IQSS / dataverse

Open source research data repository software
http://dataverse.org
Other
878 stars 490 forks source link

Upgrade from Glassfish 4.1 #6230

Closed scolapasta closed 4 years ago

scolapasta commented 5 years ago

Dataverse is currently running on a (modified) Glassfish 4.1. This has served us well, but is old and no longer actively supported. Especially in light of the upcoming DataTags integration, we want to upgrade to a new app server for security uogrades, as well as being able to leverage newer features (e.g. Config API) and enable upgrades of other core technology (e.g. Java EE 7 -> Jakarta EE 8).

There are a few options to explore. Some work has already been done for Payara 5, and this tickets will serve for both for the evaluation of that and some other candidates (TomEE, Glassfish 5, Wildfly), and the actual upgrade.

Note that I'm closing this old issue #2628 with a very similar title, as that is several years old now and was originally about upgrading to 4.1.1.

Let's use this issue going forward for comments related to upgrading from glassfish 4.1.

(per request, also adding a link to the GH project that references subtasks related to this upgrade: https://github.com/orgs/IQSS/projects/16)

poikilotherm commented 5 years ago

@scolapasta may I ask you to link to the GH project? We can rename it to be more technology neutral if it is too Payaraish (too much badass 🐟).

Looking forward to the next community call on this. :smile:

djbrooke commented 5 years ago

Thanks for creating, @scolapasta! I'll put a "Large" on this (any objections? :)) and move it to the team dev column so that we can regularly discuss progress in standup.

pdurbin commented 5 years ago

I'm excited to see the following candidates on the list above:

I think we should also consider one more:

My reasoning for including Open Liberty is twofold.

First, if you go to https://jakarta.ee and follow the links from the announcement of Jakarta EE 8 to the list of compatible products, Open Liberty is a compatible implementation (Payara is not yet listed but I'm sure will be).

Screen Shot 2019-09-30 at 4 35 25 PM Screen Shot 2019-09-30 at 4 35 31 PM Screen Shot 2019-09-30 at 4 35 49 PM

Second, the "fast-deployment maven plugin" mentioned in airhacks 47 and lots of other Open Liberty goodies mentioned in airhacks 32 also sounded awesome: http://airhacks.fm

Finally, as is my wont, I made a spreadsheet so we can start organizing our thoughts on the various candidates: https://docs.google.com/spreadsheets/d/1TVVErG_zFC6k4Fnjz8rJ9VJxMD_xGJSk7OwVjQOLXaQ/edit?usp=sharing

scolapasta commented 5 years ago

Progress on this has been slow to start, mostly because I'm waiting for a new laptop (it didn't make sense to install and work through dev environment issues on my current, old (and very limited HD space), when I'm getting a new one soon.

Pre laptop steps are evaluating the current state of the app servers and make sure they support the things we need (Jakarta EE support (though we won't do that immediately, if we don't have to), Config API, etc).
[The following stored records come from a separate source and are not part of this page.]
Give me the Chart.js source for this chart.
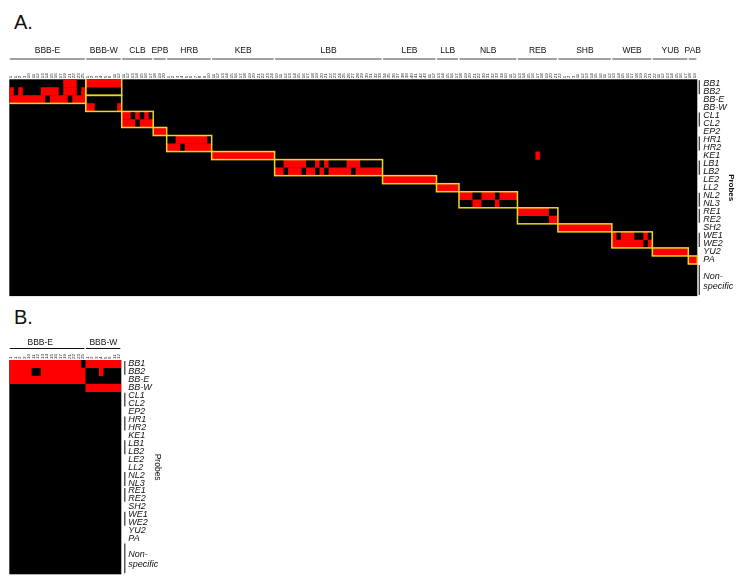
<!DOCTYPE html>
<html>
<head>
<meta charset="utf-8">
<style>
  html, body { margin: 0; padding: 0; background: #fff; }
  body { width: 745px; height: 585px; position: relative; overflow: hidden; font-family: "Liberation Sans", sans-serif; }
  canvas { position: absolute; }
  .panel-title { position: absolute; left: 14px; font-size: 20px; line-height: 20px; color: #111; }
</style>
</head>
<body>
<div class="panel-title" style="top:12px">A.</div>
<div class="panel-title" style="top:307px">B.</div>
<canvas id="chartA" style="left:0;top:0"></canvas>
<canvas id="chartB" style="left:0;top:300px"></canvas>
<script src="https://cdn.jsdelivr.net/npm/chart.js@4/dist/chart.umd.min.js"></script>
<script>
// the last label is two lines so "specific" sits a little lower than its row centre
const rowLabels = ['BB1', 'BB2', 'BB-E', 'BB-W', 'CL1', 'CL2', 'EP2', 'HR1', 'HR2', 'KE1', 'LB1', 'LB2', 'LE2', 'LL2',
    'NL2', 'NL3', 'RE1', 'RE2', 'SH2', 'WE1', 'WE2', 'YU2', 'PA', '', 'Non-', '', ['specific', '']];

// strain groups: name and first/last column
const groupNames = ['BBB-E', 'BBB-W', 'CLB', 'EPB', 'HRB', 'KEB', 'LBB', 'LEB', 'LLB', 'NLB', 'REB', 'SHB', 'WEB', 'YUB', 'PAB'];
const groupEdges = [0, 17, 25, 32, 35, 45, 59, 83, 95, 100, 113, 122, 134, 143, 151, 153];

// column tick labels are barely legible in the picture, these are best guesses
const bbbLabels = ['1', '1', '2', '3', '10', '11', '12', '13', '14', '15', '16', '17', '19', '21', '22', '23', '25',
    '1', '2', '3', '4', '5', '6', '11', '12'];
const otherLabels = ['11', '12', '13', '14', '15', '16', '17', '18', '19', '20', '1', '2', '3', '4', '5', '6', '7', '8', '9', '10',
    '11', '12', '13', '14', '15', '16', '17', '18', '19', '20', '21', '22', '23', '24', '10', '11', '12', '13', '14', '15', '16', '17',
    '18', '19', '20', '21', '22', '23', '24', '25', '26', '27', '28', '29', '30', '31', '32', '33', '34', '35', '36', '37', '38', '39', '40', '41', '42', '43',
    '11', '12', '13', '14', '15', '16', '17', '18', '19', '20', '21', '22', '30', '31', '32', '33', '34', '10', '11', '12', '13', '14', '15', '16', '17', '18', '19', '20', '21', '22',
    '1', '2', '3', '11', '12', '13', '14', '15', '16', '11', '12', '13', '14', '15', '16', '17', '18', '19', '20', '21', '22',
    '11', '12', '13', '14', '15', '16', '17', '18', '19', '11', '12', '13', '14', '15', '16', '17', '18', '1', '2'].slice(0, 128);
const columnLabelsA = bbbLabels.concat(otherLabels);
const columnLabelsB = bbbLabels;

// red runs per probe row, [first column, end column]
const runsA = [
    [[12, 15], [17, 25]],
    [[0, 1], [2, 3], [7, 11], [12, 15], [16, 17]],
    [[0, 8], [9, 13], [14, 17]],
    [[17, 19], [24, 25]],
    [[25, 27], [28, 29], [30, 31]],
    [[25, 28], [29, 32]],
    [[32, 35]],
    [[37, 44]],
    [[35, 38], [39, 45]],
    [[45, 59], [117, 118]],
    [[61, 66], [68, 69], [70, 71], [75, 78]],
    [[59, 61], [62, 65], [66, 68], [69, 70], [71, 76], [77, 83]],
    [[83, 95]],
    [[95, 100]],
    [[100, 103], [105, 108], [109, 113]],
    [[103, 105], [108, 109]],
    [[113, 120]],
    [[120, 122]],
    [[122, 134]],
    [[134, 135], [136, 139], [141, 142]],
    [[134, 141], [142, 143]],
    [[143, 151]],
    [[151, 153]],
    [], [], [], []
];
const runsB = [
    [[0, 16], [17, 25]],
    [[0, 5], [7, 17], [20, 21]],
    [[0, 17]],
    [[17, 25]],
    [], [], [], [], [], [], [], [], [], [], [], [], [], [], [], [], [], [], [], [], [], [], []
];

// yellow frames, [first column, end column, first row, end row]
// the first two start outside the plot because the reference shows no top or left edge on them
const framesA = [[-1, 17, -1, 3], [17, 25, -1, 2], [17, 25, 2, 4], [25, 32, 4, 6], [32, 35, 6, 7], [35, 45, 7, 9],
    [45, 59, 9, 10], [59, 83, 10, 12], [83, 95, 12, 13], [95, 100, 13, 14], [100, 113, 14, 16], [113, 122, 16, 18],
    [122, 134, 18, 19], [134, 143, 19, 21], [143, 151, 21, 22], [151, 153, 22, 23]];

// bars next to the probe names, [first row, end row]
const bracketRows = [[0, 2], [4, 6], [7, 9], [10, 12], [14, 16], [16, 18], [19, 21], [23, 27]];

function buildDatasets(runs) {
    const slots = Math.max(...runs.map(r => r.length));
    const datasets = [];
    for (let s = 0; s < slots; s++) {
        datasets.push({
            data: runs.map(r => r[s] || null),
            backgroundColor: '#ff0000',
            borderWidth: 0,
            barPercentage: 1.04,
            categoryPercentage: 1,
            grouped: false
        });
    }
    return datasets;
}

// black background, frames, group rules and probe brackets
const heatmapPlugin = {
    id: 'heatmapExtras',
    beforeDatasetsDraw(chart) {
        const { ctx, chartArea: a } = chart;
        ctx.save();
        ctx.fillStyle = '#000';
        ctx.fillRect(a.left, a.top, a.right - a.left, a.bottom - a.top);
        ctx.restore();
    },
    afterDatasetsDraw(chart, args, opts) {
        const { ctx, chartArea: a, scales: { x, y } } = chart;
        const rowH = (a.bottom - a.top) / rowLabels.length;
        const rowEdge = r => y.getPixelForValue(r) - rowH / 2;
        ctx.save();

        ctx.save();
        ctx.beginPath();
        ctx.rect(a.left, a.top, chart.width - a.left, a.bottom - a.top);
        ctx.clip();
        ctx.strokeStyle = '#ecd81c';
        ctx.lineWidth = 1.5;
        opts.frames.forEach(f => {
            ctx.strokeRect(x.getPixelForValue(f[0]), rowEdge(f[2]),
                x.getPixelForValue(f[1]) - x.getPixelForValue(f[0]), rowEdge(f[3]) - rowEdge(f[2]));
        });
        ctx.restore();

        ctx.strokeStyle = '#333';
        ctx.lineWidth = 1.2;
        bracketRows.forEach(b => {
            ctx.beginPath();
            ctx.moveTo(a.right + opts.bracketGap, rowEdge(b[0]) + 1);
            ctx.lineTo(a.right + opts.bracketGap, rowEdge(b[1]) - 1);
            ctx.stroke();
        });

        ctx.font = '8.5px "Liberation Sans"';
        ctx.textAlign = 'center';
        ctx.textBaseline = 'middle';
        opts.groups.forEach((name, i) => {
            const x0 = x.getPixelForValue(groupEdges[i]);
            const x1 = x.getPixelForValue(groupEdges[i + 1]);
            ctx.strokeStyle = opts.ruleColor;
            ctx.lineWidth = opts.ruleWidth;
            ctx.beginPath();
            ctx.moveTo(x0 + 0.5, opts.ruleY);
            ctx.lineTo(x1 - 1, opts.ruleY);
            ctx.stroke();
            ctx.fillStyle = '#111';
            const mid = opts.groupCentres ? x.getPixelForValue(opts.groupCentres[i]) : (x0 + x1) / 2;
            ctx.fillText(name, mid, opts.labelY);
        });
        ctx.restore();
    }
};

function drawPanel(id, size, panel) {
    const canvas = document.getElementById(id);
    canvas.width = size.width;
    canvas.height = size.height;
    canvas.style.width = size.width + 'px';
    canvas.style.height = size.height + 'px';
    new Chart(canvas, {
        type: 'bar',
        data: { labels: rowLabels, datasets: buildDatasets(panel.runs) },
        plugins: [heatmapPlugin],
        options: {
            indexAxis: 'y',
            responsive: false,
            animation: false,
            layout: { padding: { left: 9.3, right: panel.padRight, top: 0, bottom: panel.padBottom } },
            plugins: {
                legend: { display: false },
                tooltip: { enabled: false },
                title: { display: false },
                heatmapExtras: panel.extras
            },
            scales: {
                x: {
                    type: 'linear',
                    position: 'top',
                    min: 0,
                    max: panel.columns.length,
                    grid: { display: false, drawTicks: false, tickLength: 0 },
                    border: { display: false },
                    afterBuildTicks: axis => { axis.ticks = panel.columns.map((c, i) => ({ value: i + 0.5 })); },
                    afterFit: axis => {
                        axis.height = panel.plotTop;
                        axis.paddingLeft = 0;
                        axis.paddingRight = 0;
                    },
                    ticks: {
                        autoSkip: false,
                        minRotation: 90,
                        maxRotation: 90,
                        padding: 1,
                        labelOffset: 5,
                        color: '#222',
                        font: { family: 'Liberation Sans', size: 4.4 },
                        callback: (value, i) => panel.columns[i]
                    }
                },
                y: {
                    position: 'right',
                    grid: { display: false, drawTicks: false },
                    border: { display: false },
                    afterFit: axis => {
                        axis.width = panel.axisWidth;
                        axis.paddingTop = 0;
                        axis.paddingBottom = 0;
                    },
                    title: {
                        display: true,
                        text: 'Probes',
                        color: '#111',
                        padding: 0,
                        font: { family: 'Liberation Sans', size: panel.titleSize, weight: panel.titleWeight }
                    },
                    ticks: {
                        autoSkip: false,
                        padding: panel.labelGap,
                        color: '#111',
                        font: { family: 'Liberation Sans', size: 9, style: 'italic' }
                    }
                }
            }
        }
    });
}

drawPanel('chartA', { width: 745, height: 300 }, {
    runs: runsA,
    columns: columnLabelsA,
    plotTop: 79.3,
    padBottom: 3.9,
    padRight: 9,
    axisWidth: 38.7,
    labelGap: 6,
    titleSize: 8,
    titleWeight: 'bold',
    extras: { frames: framesA, groups: groupNames, bracketGap: 2, ruleY: 59, ruleWidth: 1, ruleColor: '#444', labelY: 51 }
});

drawPanel('chartB', { width: 180, height: 285 }, {
    runs: runsB,
    columns: columnLabelsB,
    plotTop: 60,
    padBottom: 10.7,
    padRight: 18,
    axisWidth: 40.7,
    labelGap: 7,
    titleSize: 8.5,
    titleWeight: 'normal',
    extras: { frames: [], groups: groupNames.slice(0, 2), groupCentres: [6.9, 21], bracketGap: 3.5, ruleY: 48.5, ruleWidth: 1.2, ruleColor: '#111', labelY: 43 }
});
</script>
</body>
</html>
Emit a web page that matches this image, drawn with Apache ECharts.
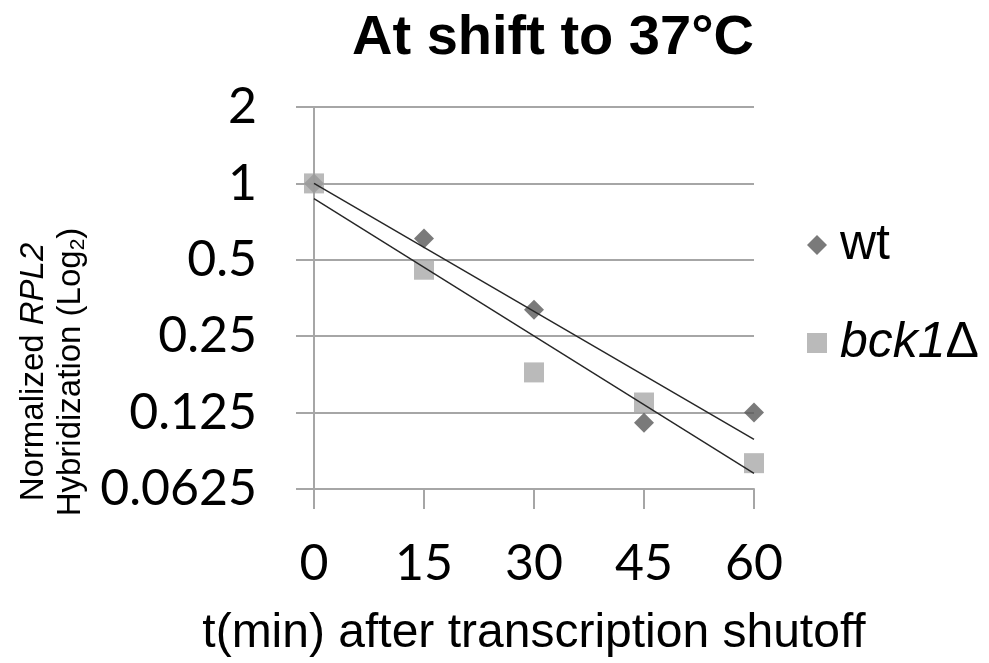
<!DOCTYPE html>
<html><head><meta charset="utf-8">
<script src="https://cdn.jsdelivr.net/npm/echarts@6/dist/echarts.min.js"></script>
<style>html,body{margin:0;padding:0;background:#fff}#c{width:989px;height:663px}</style>
</head><body><div id="c"></div>
<script>
var xTicks = [0, 15, 30, 45, 60];
var yTickLabels = ['0.0625', '0.125', '0.25', '0.5', '1', '2'];
var wtValues = [1.0, 0.607, 0.318, 0.114, 0.125];
var bckValues = [1.0, 0.457, 0.18, 0.137, 0.079];
var wtTrend = [1.0, 0.098];
var bckTrend = [0.871, 0.072];
var trendX = [0, 60];

function pairs(xs, ys){ return xs.map(function(x,i){ return [x, ys[i]]; }); }

var chart = echarts.init(document.getElementById('c'));
chart.setOption({
  animation: false,
  backgroundColor: '#fff',
  title: {
    text: 'At shift to 37°C',
    left: 548, top: 6, textAlign: 'center',
    textStyle: {fontFamily: 'Liberation Sans', fontWeight: 'bold', fontSize: 56, color: '#000'}
  },
  grid: {left: 314, right: 235, top: 107, bottom: 172, containLabel: false},
  legend: {
    orient: 'vertical', left: 807, top: 220, padding: 0,
    itemWidth: 20, itemHeight: 20, itemGap: 48,
    data: [{name: 'wt', icon: 'diamond'}, {name: 'bck1Δ', icon: 'rect'}],
    formatter: function(n){ return n === 'bck1Δ' ? '{it|bck1}Δ' : n; },
    textStyle: {fontFamily: 'Liberation Sans', fontSize: 50, color: '#000', padding: [0, 0, 0, 8],
      rich: {it: {fontStyle: 'italic', fontFamily: 'Liberation Sans', fontSize: 50, color: '#000'}}}
  },
  xAxis: {
    type: 'value', min: 0, max: 60, interval: 15,
    name: 't(min) after transcription shutoff', nameLocation: 'middle', nameGap: 121,
    nameTextStyle: {fontFamily: 'Liberation Sans', fontSize: 48, color: '#000'},
    axisLine: {lineStyle: {color: '#a6a6a6', width: 2}},
    axisTick: {length: 20, lineStyle: {color: '#a6a6a6', width: 2}},
    splitLine: {show: false},
    axisLabel: {margin: 50, fontFamily: 'Lato', fontSize: 50, color: '#000',
      formatter: function(v){ var i = xTicks.indexOf(v); return i >= 0 ? String(xTicks[i]) : ''; }}
  },
  yAxis: {
    type: 'log', logBase: 2, min: 0.0625, max: 2,
    axisLine: {show: true, lineStyle: {color: '#a6a6a6', width: 2}},
    axisTick: {show: true, length: 18, lineStyle: {color: '#a6a6a6', width: 2}},
    splitLine: {show: true, lineStyle: {color: '#a6a6a6', width: 2}},
    axisLabel: {margin: 57, fontFamily: 'Lato', fontSize: 50, color: '#000',
      formatter: function(v){ var i = Math.round(Math.log2(v)) + 4; return yTickLabels[i] || ''; }}
  },
  graphic: [{
    type: 'text', x: 52, y: 372, rotation: Math.PI / 2,
    style: {
      text: 'Normalized {i|RPL2}\nHybridization (Log{s|2})',
      align: 'center', verticalAlign: 'middle',
      font: '33px "Liberation Sans"', fill: '#000', lineHeight: 37,
      rich: {
        i: {fontStyle: 'italic', fontFamily: 'Liberation Sans', fontSize: 33, fill: '#000'},
        s: {fontFamily: 'Liberation Sans', fontSize: 21, fill: '#000', verticalAlign: 'bottom', padding: [14, 0, 0, 0]}
      }
    }
  }],
  series: [
    {name: 'wt', type: 'scatter', symbol: 'diamond', symbolSize: 20, z: 2,
      itemStyle: {color: '#595959'}, data: pairs(xTicks, wtValues)},
    {name: 'bck1Δ', type: 'scatter', symbol: 'rect', symbolSize: 20, z: 3,
      itemStyle: {color: '#a9a9a9'}, data: pairs(xTicks, bckValues)},
    {name: 'wt trend', type: 'line', symbol: 'none', z: 5,
      lineStyle: {color: '#262626', width: 1.4}, data: pairs(trendX, wtTrend)},
    {name: 'bck1 trend', type: 'line', symbol: 'none', z: 5,
      lineStyle: {color: '#262626', width: 1.4}, data: pairs(trendX, bckTrend)}
  ]
});
</script>
</body></html>
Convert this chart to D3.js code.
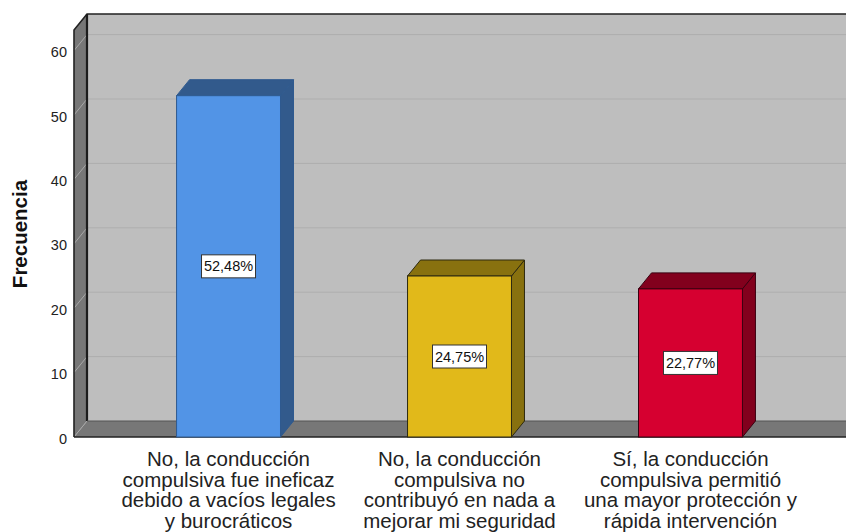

Once new laptop has arrived, I'll first experiment with Payara (or possibly Glassfish) as those currently seem like they will be the easiest to upgrade to.

poikilotherm commented 4 years ago

Hey @scolapasta any news on this? @pdurbin is already pushing people to try things πŸ˜„, see #5907... :wink: Just kidding, no need to rush this.

A comment on appservers: if we are going to open the discussion on what to use, I'd suggest looking into Payara and Wildfly.

Payara because it's very likely to get going fast due to the relationship between Glassfish and badass 🐟.

Wildfly because it might be a good option to have a go on Quarkus. Someday. Far future. But cool stuff.

scolapasta commented 4 years ago

OK, here's an update on this and a plan for next steps:

In determining which app server to concentrate our efforts on, I started first with Glassfish 5 and Payara 5. For each of these, getting the app to deploy was fairly straightforward - download, unzip, replace the domains directory with the one from glassfish 4, copy over the postgres driver - and voila - BUILD SUCCESSFUL!

While I haven't yet tried the other app servers, the process for those would be more complex. And I do believe the issues we're seeing are not specific to the app server itself, but to the standard library upgrades they are using. So it makes sense to continue down the Payara / Glassfish path while we solve these.

Unfortunately, a successful deployment is not in itself a success. Many things break at that point. I had hoped that their might be one comprehensive solution, and I do still think some of the issues are related, but at this point I think each problem needs to be worked on and solved individually.

So the plan going forward will be to create a branch for this upgrade and run it on an instance so we can keep testing and possibly finding new issues. Fork this branch and start solving the individual problems. (this would be a good area we could use some swarming, if devs are available)

Here are the current known issues (and as we find more, we can add them to this list): (EDIT: newly found issues should be added in new comment below, as we search for more issues after running Payara with JSF 2.3.14)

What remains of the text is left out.